So for a while now it has been on the cards that there will be a ban on Estate Agents charging Tenants fees for rental properties and caps on things such as dilapidation deposits.
My thoughts on capping a Deposit at one month (which is in question) is that this does not leave any money for dilapidations if the Tenant leaves the property owing the last month’s rent, this sometimes happens.
The cost for repair works and materials have certainly risen and even at 6 weeks rent (which is what I currently charge) can sometimes not be enough. I also think it’s fair to charge extra if Tenants have pets as properties at the end of tenancy need fumigating for hygiene reasons and possible allergies for the new tenant.
According to the DPS over the last year, 63% of landlords who made a claim against their tenants’ deposit stated it was for cleaning.
I think the ruling on the Tenant fee ban is rather narrow minded and the long term effect is not being taken into consideration. As a Landlord, An owner of a lettings agency and my past experience as a Tenant my thoughts on the possible ruling are as follows.
Firstly, there is no question that there are some agents charging astronomical fees to tenants which cannot be justified at all and are simply not fair. For this I believe there has to be some sort of regulation on the amount charged and a cap to stop this happening. But, I am going to base this on good practicing, regulated Agencies who are on average charging approximately £200 per Tenant.
There is a huge amount of upfront work required when letting a property and we charge a Tenant fee to carry out administrational duties, costs towards referencing and other fees such as inventory costs, check in fees etc, some of which are shared with the Landlord depending on how the agency operates. Agents also charge this fee to show the Tenants commitment to rent. At the point of taking this fee the agent should not show any other Tenants the property, this secures the property for you until your references are complete and confirmed.

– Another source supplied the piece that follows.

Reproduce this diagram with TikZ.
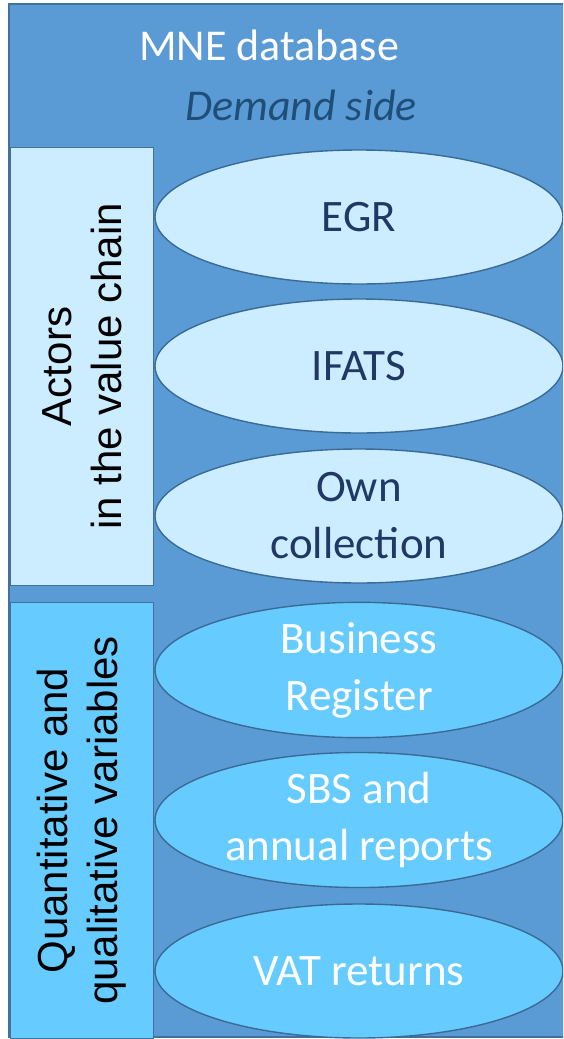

If for any reason the Tenant decided to pull out or failed referencing this fee is normally non-refundable.
Agents do not generally charge anything upfront to their Landlords until the Tenancy starts so at this point we would have lost all money and time in carrying out all the referencing and paperwork, how do we recover this? We can’t if the ban is there!
The ban may result in some agents charging their Landlords upfront for the extra risk and also higher letting fees which I can only imagine will result in Landlords increasing their rents. If this happens the ban in the long run would mean the Tenant is a lot more out of pocket then the initial £200 they save.
The other issue with not taking an admin fee from a Tenant is they could potentially secure several properties to keep their options open resulting in the landlords and Agents losing valuable marketing time and creating longer void periods for Landlords.
I think the work of a letting agent can be very down valued and misunderstood. For example when you purchase/sell a property you pay the agent and you pay a solicitor who progresses it and fees for this are normally in the thousands. The Letting agent lets the property and progresses the whole tenancy from start to finish, hours of admin/legal work goes into each and every let.
I feel to make the market fair to all that there should still be a charge to Tenants but at a capped amount.
This would avoid rent increases, make it fair to the work the agent carries out, deter time wasters and hopefully regulate agents charging silly amounts.